Guardsmen could soon have access to on-site mental health help at their monthly drill weekends as part of a partnership between the National Guard Bureau and the Department of Veterans Affairs.
The partnership, announced Tuesday, will integrate VA Vet Center staff and the resources they offer with regular drill schedules, officials said.
Staff from the 300 centers and 80 mobile units nationwide will work with state and local National Guard commands to decide how best to offer their resources.
The agreement was finalized June 28, officials said.
The goal, said Maj. Robert Perino, a spokesman for the Guard Bureau, is to integrate VA center staff and offerings into the training schedule.

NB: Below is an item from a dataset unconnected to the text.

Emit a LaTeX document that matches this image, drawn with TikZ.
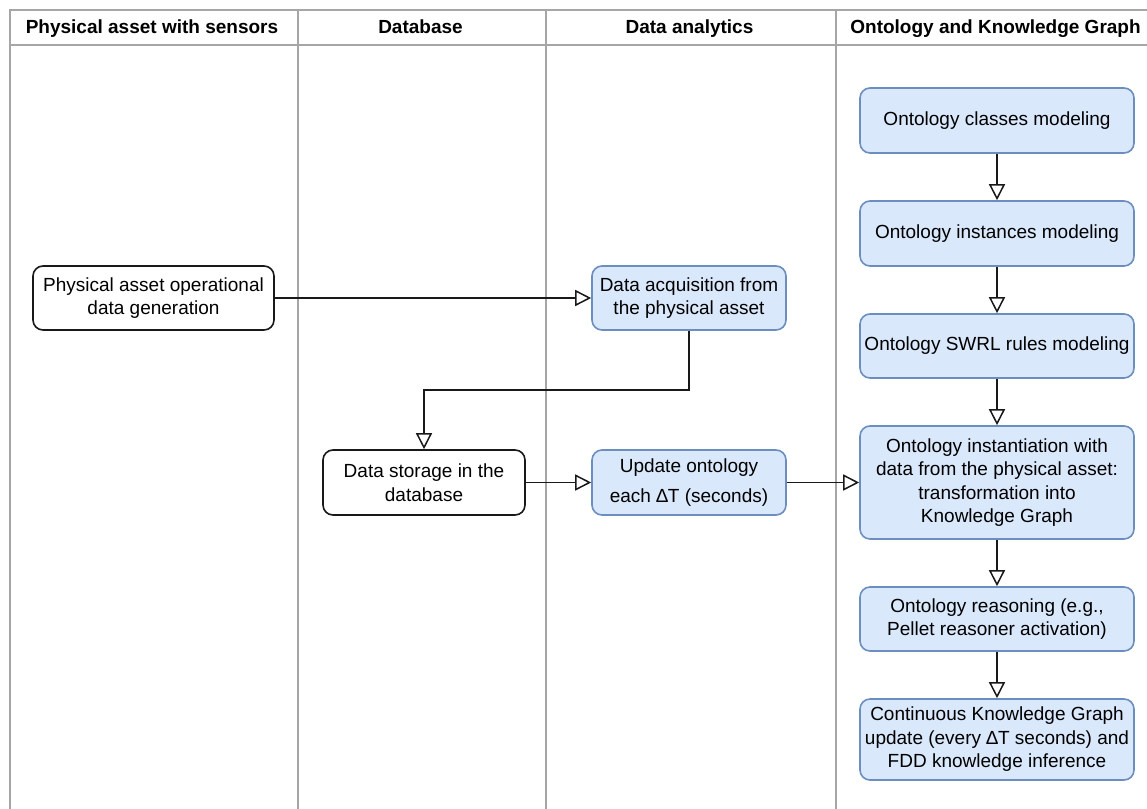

But just how that integration looks, he noted, is up to the individual states.
“Different states do things differently,” he said. “The main thing is that they’re available.”
In 2017, the Guard experienced the highest rate of suicide among the services, officials said in a news release. Since then, the number of Guardsmen seeking help from the community-based Vet Centers has increased by 38%, and 2019 year-to-date data show the Guard suicide rate hitting a five-year low, they added.
“This is an important and historic day for the National Guard and Veterans Affairs,” Gen. Joseph L. Lengyel, chief of the National Guard Bureau, said in a release. “This partnership will increase our ability to offer access to services to our Guard Soldiers and Airmen and their families who live in remote locations. Ultimately, this partnership will positively impact the readiness of our force.”